→ RECORDED DATA:

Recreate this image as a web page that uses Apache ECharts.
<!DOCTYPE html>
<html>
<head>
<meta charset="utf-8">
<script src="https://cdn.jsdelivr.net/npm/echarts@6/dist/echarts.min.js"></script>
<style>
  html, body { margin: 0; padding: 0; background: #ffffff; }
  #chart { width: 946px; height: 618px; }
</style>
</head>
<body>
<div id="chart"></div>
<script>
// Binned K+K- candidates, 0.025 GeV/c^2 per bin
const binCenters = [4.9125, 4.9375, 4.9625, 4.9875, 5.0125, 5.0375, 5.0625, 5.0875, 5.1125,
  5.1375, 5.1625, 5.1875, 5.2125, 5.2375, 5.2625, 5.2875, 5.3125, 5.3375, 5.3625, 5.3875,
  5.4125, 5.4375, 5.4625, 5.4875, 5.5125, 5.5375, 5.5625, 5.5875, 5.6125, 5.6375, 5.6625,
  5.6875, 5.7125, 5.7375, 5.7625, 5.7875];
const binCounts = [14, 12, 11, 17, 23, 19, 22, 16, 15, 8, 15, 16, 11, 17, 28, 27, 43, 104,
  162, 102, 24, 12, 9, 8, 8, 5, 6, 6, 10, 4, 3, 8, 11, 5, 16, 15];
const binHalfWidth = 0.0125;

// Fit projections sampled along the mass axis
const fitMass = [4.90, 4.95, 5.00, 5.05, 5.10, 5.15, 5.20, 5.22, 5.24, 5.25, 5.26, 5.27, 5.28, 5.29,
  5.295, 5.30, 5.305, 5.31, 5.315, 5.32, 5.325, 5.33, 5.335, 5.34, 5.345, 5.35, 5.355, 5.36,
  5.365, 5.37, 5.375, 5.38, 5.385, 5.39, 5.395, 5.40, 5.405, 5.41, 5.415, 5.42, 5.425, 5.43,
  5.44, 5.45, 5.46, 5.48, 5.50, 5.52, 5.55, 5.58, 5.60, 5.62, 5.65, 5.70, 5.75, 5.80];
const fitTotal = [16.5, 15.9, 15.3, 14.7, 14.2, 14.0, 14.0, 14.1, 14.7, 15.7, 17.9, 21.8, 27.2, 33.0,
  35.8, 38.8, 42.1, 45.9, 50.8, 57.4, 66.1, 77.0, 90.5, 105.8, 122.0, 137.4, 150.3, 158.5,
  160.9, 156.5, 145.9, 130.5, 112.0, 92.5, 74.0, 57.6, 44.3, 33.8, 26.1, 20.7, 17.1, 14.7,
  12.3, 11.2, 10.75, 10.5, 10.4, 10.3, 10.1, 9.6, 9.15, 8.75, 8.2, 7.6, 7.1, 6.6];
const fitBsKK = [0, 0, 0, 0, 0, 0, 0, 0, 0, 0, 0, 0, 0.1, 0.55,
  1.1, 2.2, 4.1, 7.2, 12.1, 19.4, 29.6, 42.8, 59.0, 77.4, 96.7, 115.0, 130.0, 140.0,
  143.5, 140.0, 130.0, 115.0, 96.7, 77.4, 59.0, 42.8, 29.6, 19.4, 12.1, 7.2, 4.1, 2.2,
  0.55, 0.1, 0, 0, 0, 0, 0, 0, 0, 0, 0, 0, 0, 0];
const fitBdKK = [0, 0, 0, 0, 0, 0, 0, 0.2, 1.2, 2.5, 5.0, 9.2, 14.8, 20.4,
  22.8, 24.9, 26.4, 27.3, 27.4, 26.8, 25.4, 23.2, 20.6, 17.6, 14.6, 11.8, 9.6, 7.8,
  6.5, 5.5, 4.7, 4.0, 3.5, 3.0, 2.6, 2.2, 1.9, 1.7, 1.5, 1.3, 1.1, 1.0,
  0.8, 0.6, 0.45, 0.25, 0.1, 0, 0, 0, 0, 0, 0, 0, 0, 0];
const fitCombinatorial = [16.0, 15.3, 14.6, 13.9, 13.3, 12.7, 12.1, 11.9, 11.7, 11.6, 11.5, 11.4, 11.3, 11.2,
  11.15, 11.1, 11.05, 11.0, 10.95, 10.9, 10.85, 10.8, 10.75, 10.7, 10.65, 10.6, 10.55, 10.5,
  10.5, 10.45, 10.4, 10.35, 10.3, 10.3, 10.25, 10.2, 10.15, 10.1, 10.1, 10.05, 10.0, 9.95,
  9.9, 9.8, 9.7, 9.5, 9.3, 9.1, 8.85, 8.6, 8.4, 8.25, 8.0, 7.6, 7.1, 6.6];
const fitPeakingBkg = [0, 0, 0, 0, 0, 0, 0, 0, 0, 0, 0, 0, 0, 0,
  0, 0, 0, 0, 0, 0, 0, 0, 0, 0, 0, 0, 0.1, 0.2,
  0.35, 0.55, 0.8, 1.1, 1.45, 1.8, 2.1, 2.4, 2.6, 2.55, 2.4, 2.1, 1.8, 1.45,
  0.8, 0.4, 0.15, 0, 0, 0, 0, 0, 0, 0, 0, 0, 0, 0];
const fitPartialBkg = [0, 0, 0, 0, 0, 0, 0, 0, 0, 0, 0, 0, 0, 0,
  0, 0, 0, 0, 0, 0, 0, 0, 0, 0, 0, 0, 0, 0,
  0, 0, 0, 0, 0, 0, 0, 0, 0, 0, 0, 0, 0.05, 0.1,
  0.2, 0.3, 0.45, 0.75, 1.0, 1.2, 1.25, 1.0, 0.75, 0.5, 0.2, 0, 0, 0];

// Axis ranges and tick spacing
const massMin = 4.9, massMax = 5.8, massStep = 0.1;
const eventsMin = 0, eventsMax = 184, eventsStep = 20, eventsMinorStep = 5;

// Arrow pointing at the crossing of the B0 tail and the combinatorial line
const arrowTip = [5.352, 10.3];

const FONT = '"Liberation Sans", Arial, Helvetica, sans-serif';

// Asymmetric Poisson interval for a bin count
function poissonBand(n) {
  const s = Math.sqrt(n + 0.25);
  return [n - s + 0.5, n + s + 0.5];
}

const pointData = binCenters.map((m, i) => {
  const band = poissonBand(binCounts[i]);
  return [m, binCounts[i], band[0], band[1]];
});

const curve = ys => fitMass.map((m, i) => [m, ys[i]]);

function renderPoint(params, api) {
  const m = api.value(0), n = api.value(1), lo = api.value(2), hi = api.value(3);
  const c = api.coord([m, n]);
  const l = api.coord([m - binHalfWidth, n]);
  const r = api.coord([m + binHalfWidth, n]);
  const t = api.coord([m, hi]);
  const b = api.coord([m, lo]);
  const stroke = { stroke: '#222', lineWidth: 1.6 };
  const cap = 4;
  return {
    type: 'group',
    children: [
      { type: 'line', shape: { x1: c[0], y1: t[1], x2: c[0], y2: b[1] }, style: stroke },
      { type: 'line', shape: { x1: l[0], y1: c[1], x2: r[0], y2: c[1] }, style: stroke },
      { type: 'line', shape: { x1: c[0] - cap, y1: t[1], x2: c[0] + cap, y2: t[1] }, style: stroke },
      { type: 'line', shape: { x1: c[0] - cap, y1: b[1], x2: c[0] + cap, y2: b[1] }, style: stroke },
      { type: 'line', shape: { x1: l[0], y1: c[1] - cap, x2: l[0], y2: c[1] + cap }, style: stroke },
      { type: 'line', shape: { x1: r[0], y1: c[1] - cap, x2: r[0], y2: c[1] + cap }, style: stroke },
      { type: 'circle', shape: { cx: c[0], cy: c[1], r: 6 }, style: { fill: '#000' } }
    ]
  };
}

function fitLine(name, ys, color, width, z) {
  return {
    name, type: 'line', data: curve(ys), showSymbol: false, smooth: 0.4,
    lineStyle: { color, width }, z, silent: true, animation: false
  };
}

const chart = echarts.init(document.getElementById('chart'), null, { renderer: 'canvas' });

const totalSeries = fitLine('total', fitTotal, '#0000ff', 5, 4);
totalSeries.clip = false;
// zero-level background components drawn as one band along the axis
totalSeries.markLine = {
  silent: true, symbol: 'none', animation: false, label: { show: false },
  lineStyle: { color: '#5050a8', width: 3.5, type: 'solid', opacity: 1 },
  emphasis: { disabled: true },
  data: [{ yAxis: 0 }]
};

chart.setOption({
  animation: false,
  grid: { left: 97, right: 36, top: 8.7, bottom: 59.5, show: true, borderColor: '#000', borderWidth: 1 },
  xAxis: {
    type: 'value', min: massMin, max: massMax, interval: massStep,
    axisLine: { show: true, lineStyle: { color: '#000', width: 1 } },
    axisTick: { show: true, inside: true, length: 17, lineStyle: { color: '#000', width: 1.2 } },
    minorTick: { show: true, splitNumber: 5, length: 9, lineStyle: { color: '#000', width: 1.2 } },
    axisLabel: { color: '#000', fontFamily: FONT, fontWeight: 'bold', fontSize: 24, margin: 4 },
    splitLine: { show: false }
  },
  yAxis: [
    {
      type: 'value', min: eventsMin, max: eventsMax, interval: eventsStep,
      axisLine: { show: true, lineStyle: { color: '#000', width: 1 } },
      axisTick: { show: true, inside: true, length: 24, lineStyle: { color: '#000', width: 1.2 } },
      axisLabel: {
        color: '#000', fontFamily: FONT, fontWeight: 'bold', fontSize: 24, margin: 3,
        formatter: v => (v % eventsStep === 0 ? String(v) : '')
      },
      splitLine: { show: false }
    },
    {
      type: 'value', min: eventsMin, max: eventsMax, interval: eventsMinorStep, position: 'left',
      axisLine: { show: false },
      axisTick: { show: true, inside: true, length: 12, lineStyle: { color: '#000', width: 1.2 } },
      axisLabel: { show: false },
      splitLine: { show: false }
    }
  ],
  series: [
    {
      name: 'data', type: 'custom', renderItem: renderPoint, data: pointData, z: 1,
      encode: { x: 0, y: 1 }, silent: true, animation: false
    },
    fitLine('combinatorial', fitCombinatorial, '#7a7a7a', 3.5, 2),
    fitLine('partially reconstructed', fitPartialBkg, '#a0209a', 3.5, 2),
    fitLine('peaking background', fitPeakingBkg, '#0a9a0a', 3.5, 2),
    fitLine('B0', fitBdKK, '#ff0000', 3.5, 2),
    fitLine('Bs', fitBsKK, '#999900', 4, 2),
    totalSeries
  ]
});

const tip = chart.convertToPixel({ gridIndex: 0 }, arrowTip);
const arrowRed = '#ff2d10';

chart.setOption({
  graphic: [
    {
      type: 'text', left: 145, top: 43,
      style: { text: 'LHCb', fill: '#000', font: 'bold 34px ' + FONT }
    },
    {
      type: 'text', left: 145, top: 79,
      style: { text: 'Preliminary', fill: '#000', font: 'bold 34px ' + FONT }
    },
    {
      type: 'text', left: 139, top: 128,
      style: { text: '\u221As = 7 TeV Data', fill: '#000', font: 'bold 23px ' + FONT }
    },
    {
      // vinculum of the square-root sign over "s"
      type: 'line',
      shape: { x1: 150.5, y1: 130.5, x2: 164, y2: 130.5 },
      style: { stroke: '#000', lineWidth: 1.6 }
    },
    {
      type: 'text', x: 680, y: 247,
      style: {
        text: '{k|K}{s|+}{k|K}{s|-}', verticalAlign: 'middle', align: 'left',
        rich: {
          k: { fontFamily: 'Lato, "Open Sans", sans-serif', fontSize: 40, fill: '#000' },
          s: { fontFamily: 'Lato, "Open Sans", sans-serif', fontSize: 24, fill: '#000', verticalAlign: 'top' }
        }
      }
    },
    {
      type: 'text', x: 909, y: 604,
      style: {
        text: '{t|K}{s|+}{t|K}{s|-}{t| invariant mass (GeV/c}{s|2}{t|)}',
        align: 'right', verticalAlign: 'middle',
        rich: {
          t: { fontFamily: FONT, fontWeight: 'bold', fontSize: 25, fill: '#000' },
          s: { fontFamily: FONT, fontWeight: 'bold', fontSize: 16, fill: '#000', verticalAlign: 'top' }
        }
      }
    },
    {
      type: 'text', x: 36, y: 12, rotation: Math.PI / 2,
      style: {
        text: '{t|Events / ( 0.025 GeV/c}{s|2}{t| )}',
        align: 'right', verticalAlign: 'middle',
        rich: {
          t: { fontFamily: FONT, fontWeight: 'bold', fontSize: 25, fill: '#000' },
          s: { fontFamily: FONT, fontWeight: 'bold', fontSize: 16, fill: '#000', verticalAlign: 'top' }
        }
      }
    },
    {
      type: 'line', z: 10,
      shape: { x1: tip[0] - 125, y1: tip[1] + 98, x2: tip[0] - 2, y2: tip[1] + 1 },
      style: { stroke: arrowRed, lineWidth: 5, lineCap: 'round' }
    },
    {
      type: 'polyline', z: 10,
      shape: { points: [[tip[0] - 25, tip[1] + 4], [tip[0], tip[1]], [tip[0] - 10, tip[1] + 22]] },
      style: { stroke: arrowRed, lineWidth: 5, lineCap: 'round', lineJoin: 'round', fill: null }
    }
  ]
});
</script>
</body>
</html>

→ REQUIREMENT:
Print, please, the lines above from the very first through the one that holds "const binHalfWidth = 0.0125;", both included, word for word and with nothing else.

→ SOLUTION:
Recreate this image as a web page that uses Apache ECharts.
<!DOCTYPE html>
<html>
<head>
<meta charset="utf-8">
<script src="https://cdn.jsdelivr.net/npm/echarts@6/dist/echarts.min.js"></script>
<style>
  html, body { margin: 0; padding: 0; background: #ffffff; }
  #chart { width: 946px; height: 618px; }
</style>
</head>
<body>
<div id="chart"></div>
<script>
// Binned K+K- candidates, 0.025 GeV/c^2 per bin
const binCenters = [4.9125, 4.9375, 4.9625, 4.9875, 5.0125, 5.0375, 5.0625, 5.0875, 5.1125,
  5.1375, 5.1625, 5.1875, 5.2125, 5.2375, 5.2625, 5.2875, 5.3125, 5.3375, 5.3625, 5.3875,
  5.4125, 5.4375, 5.4625, 5.4875, 5.5125, 5.5375, 5.5625, 5.5875, 5.6125, 5.6375, 5.6625,
  5.6875, 5.7125, 5.7375, 5.7625, 5.7875];
const binCounts = [14, 12, 11, 17, 23, 19, 22, 16, 15, 8, 15, 16, 11, 17, 28, 27, 43, 104,
  162, 102, 24, 12, 9, 8, 8, 5, 6, 6, 10, 4, 3, 8, 11, 5, 16, 15];
const binHalfWidth = 0.0125;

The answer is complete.